* [EXERCISE]:
Write out the opening lines of the data word for word, up to and including the line with "import plotly.graph_objects as go", and leave every picture and every later line out.

* [EXTRACTED DATA]:
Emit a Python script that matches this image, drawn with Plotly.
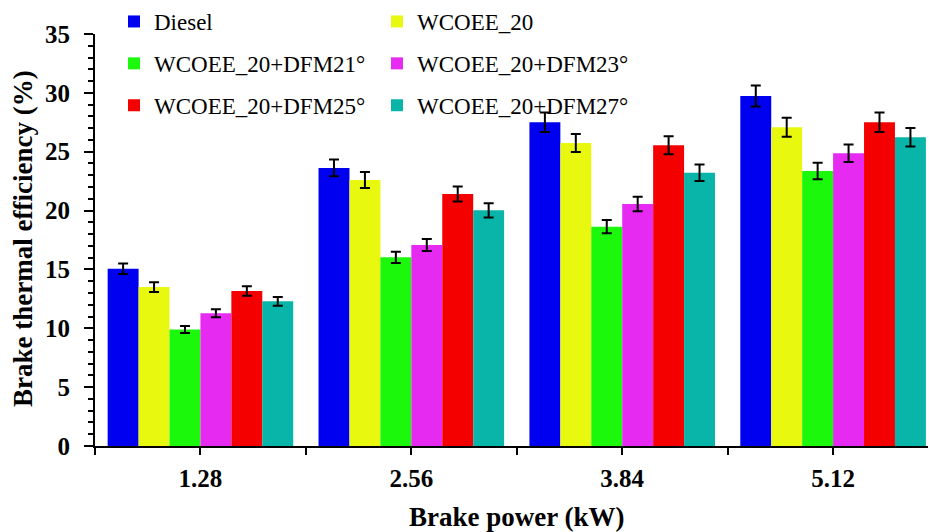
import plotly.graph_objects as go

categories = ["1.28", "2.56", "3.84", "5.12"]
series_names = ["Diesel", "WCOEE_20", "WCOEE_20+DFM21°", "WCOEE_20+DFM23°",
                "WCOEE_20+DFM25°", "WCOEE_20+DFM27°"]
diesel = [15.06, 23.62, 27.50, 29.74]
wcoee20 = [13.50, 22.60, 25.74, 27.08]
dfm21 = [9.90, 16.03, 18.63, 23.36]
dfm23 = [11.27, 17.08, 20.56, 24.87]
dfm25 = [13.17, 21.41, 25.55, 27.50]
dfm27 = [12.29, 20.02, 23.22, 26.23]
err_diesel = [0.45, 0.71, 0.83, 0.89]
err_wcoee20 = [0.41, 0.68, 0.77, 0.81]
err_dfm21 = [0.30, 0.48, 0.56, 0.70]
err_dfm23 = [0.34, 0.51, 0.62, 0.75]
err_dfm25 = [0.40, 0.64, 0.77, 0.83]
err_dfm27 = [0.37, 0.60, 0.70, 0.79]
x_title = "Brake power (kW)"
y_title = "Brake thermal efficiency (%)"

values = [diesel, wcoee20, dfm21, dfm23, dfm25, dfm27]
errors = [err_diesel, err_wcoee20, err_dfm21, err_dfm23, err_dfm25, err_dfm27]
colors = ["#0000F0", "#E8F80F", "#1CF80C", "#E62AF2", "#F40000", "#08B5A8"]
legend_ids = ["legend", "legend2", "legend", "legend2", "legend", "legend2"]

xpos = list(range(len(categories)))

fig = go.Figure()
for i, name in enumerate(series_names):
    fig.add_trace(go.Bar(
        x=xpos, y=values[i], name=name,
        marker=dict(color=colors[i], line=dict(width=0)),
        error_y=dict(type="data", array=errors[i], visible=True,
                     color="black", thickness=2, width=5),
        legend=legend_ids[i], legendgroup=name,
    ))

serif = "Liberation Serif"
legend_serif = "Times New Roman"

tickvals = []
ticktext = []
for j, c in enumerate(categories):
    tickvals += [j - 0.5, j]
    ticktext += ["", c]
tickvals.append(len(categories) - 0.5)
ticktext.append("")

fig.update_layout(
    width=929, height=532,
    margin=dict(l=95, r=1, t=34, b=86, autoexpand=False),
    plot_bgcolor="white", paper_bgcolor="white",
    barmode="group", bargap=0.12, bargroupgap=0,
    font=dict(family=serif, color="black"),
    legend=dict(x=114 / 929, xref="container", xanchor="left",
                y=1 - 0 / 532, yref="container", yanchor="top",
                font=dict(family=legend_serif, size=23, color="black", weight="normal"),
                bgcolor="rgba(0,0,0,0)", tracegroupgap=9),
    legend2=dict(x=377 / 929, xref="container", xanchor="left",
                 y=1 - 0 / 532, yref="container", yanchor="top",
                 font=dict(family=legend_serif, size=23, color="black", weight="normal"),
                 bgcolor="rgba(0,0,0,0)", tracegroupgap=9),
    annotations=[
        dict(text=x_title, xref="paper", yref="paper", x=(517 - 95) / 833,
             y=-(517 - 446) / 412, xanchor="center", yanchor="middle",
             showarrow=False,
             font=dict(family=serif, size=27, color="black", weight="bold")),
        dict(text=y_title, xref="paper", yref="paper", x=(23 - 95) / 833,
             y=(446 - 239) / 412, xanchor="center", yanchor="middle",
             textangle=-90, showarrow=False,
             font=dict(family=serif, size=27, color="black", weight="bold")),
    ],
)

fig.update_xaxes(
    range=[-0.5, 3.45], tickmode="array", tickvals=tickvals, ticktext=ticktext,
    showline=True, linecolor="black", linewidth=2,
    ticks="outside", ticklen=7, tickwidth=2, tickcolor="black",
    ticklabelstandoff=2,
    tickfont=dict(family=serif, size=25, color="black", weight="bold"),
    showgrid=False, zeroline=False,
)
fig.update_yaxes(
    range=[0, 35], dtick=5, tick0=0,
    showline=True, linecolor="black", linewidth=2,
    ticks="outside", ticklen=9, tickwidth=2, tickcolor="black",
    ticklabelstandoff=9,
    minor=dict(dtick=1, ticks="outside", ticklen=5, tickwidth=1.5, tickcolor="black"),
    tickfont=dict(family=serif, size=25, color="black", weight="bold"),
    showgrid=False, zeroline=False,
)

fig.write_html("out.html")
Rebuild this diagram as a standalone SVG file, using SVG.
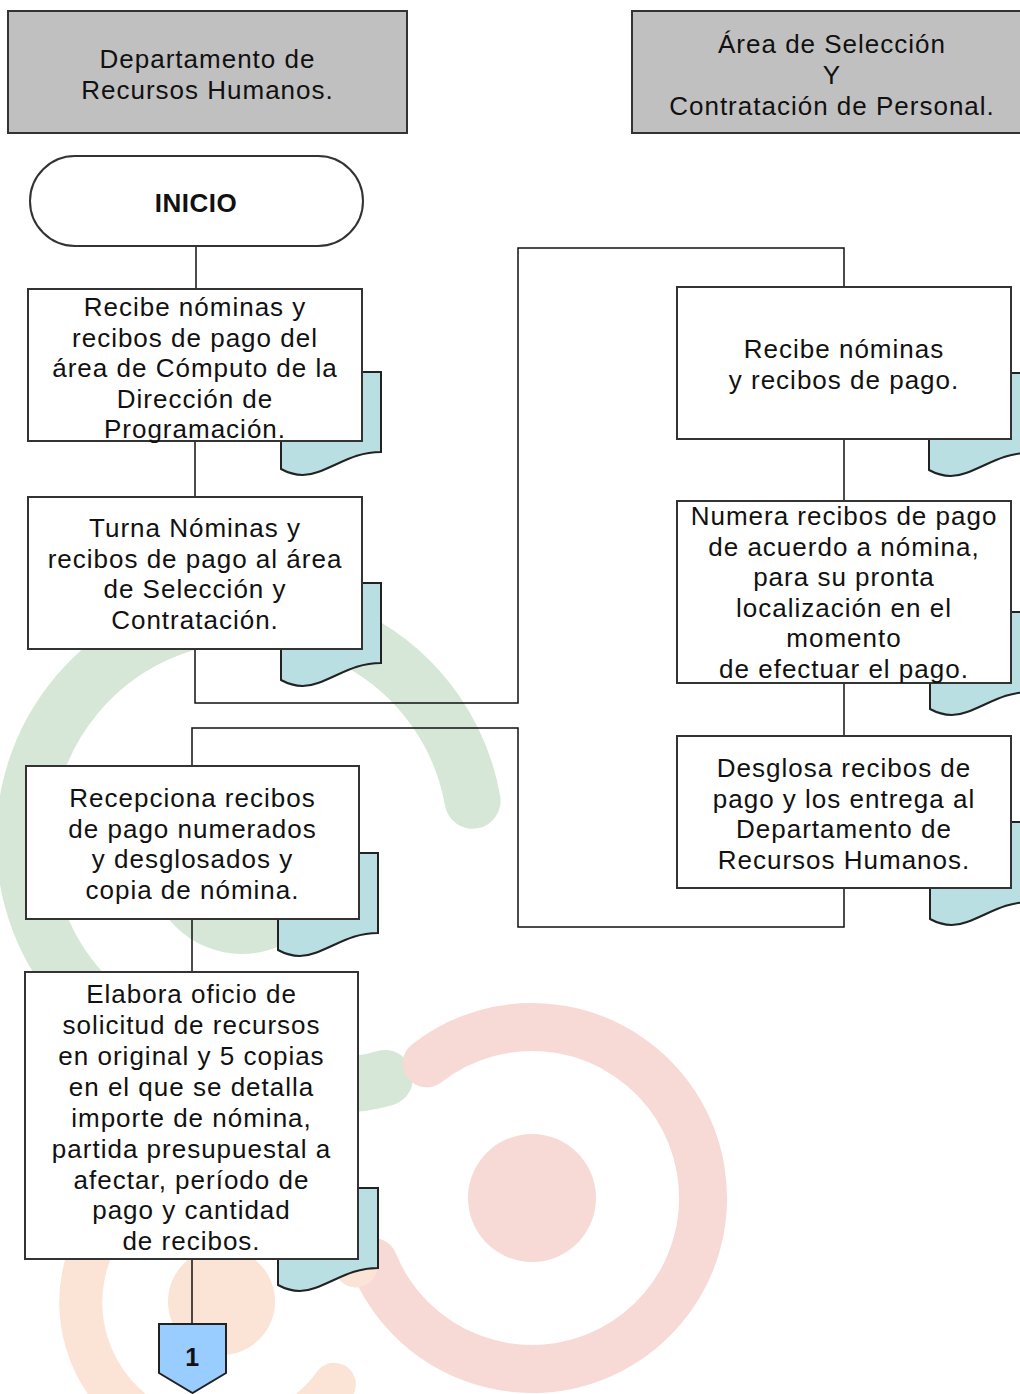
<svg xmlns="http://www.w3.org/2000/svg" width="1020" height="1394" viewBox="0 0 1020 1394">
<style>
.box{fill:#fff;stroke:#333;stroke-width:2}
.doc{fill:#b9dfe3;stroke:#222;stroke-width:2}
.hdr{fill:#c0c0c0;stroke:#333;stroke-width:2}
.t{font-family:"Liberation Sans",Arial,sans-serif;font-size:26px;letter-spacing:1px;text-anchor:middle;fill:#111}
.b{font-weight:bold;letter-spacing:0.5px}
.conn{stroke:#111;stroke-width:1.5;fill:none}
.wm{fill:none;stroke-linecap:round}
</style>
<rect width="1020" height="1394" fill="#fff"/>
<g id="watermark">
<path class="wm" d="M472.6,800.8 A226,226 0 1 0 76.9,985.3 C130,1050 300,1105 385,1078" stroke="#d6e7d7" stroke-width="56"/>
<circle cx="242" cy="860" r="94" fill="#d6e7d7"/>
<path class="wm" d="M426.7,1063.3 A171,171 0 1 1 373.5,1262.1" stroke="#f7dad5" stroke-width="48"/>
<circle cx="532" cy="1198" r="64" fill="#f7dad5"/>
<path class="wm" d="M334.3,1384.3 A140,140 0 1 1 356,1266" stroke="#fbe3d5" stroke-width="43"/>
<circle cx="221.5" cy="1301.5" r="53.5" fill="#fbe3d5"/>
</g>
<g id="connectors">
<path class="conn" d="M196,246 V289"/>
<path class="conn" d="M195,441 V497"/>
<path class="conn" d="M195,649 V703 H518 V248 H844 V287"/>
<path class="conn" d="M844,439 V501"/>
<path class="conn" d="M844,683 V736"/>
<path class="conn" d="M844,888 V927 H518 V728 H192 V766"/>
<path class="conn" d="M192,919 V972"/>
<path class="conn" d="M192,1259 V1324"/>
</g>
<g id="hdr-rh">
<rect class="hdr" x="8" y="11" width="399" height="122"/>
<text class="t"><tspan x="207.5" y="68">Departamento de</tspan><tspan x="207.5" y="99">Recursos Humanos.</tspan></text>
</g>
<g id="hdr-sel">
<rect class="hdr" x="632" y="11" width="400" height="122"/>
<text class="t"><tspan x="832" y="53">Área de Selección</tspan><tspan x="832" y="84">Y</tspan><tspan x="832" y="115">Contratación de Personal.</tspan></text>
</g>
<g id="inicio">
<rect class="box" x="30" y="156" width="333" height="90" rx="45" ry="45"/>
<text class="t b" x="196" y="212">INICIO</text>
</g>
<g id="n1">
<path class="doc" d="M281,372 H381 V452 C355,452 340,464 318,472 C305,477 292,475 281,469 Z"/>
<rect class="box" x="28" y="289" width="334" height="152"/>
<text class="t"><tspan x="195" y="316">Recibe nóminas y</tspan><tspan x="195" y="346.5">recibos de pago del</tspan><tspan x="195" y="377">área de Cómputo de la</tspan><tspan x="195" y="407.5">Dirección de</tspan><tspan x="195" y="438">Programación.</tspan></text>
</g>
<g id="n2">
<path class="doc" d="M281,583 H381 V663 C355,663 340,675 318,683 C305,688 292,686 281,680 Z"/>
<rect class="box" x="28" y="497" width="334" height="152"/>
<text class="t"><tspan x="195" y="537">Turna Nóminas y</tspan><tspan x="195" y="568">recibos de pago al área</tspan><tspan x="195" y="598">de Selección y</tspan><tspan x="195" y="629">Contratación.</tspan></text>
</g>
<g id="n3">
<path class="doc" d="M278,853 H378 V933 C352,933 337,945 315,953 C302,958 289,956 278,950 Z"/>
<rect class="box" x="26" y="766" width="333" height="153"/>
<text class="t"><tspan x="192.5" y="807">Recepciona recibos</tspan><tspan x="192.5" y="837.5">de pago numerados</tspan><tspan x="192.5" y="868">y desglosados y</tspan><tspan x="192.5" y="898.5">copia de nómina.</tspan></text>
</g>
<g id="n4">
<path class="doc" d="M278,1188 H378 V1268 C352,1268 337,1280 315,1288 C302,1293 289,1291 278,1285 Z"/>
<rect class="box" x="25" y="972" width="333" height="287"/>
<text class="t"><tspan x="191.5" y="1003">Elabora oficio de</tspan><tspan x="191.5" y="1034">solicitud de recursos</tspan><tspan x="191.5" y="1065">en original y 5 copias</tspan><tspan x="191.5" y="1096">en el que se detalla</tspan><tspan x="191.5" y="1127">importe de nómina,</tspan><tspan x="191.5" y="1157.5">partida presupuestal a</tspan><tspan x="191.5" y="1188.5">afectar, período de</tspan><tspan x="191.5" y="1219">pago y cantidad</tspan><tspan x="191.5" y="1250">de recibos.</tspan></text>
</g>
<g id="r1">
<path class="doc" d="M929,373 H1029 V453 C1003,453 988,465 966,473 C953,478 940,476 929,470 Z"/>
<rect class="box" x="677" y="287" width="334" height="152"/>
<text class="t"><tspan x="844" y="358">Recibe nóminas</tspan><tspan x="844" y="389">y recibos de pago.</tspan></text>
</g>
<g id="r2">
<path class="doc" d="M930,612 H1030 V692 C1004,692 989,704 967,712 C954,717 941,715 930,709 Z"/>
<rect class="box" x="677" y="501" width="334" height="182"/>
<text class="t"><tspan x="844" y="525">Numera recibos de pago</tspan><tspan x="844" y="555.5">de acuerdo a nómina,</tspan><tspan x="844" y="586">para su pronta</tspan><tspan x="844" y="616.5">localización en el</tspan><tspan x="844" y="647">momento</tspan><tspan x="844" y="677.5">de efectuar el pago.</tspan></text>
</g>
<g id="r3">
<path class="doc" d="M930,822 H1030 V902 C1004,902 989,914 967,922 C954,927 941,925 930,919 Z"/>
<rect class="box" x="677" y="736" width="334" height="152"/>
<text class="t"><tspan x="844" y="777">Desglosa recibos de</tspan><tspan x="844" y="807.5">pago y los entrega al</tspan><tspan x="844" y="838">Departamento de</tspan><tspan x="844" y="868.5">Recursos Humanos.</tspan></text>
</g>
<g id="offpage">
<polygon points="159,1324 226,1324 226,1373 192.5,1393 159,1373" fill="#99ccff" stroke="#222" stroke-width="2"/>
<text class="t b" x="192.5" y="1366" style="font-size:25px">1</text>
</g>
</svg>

* [COMPLETE RESPONSE]:
Emit a Python script that matches this image, drawn with Plotly.
import plotly.graph_objects as go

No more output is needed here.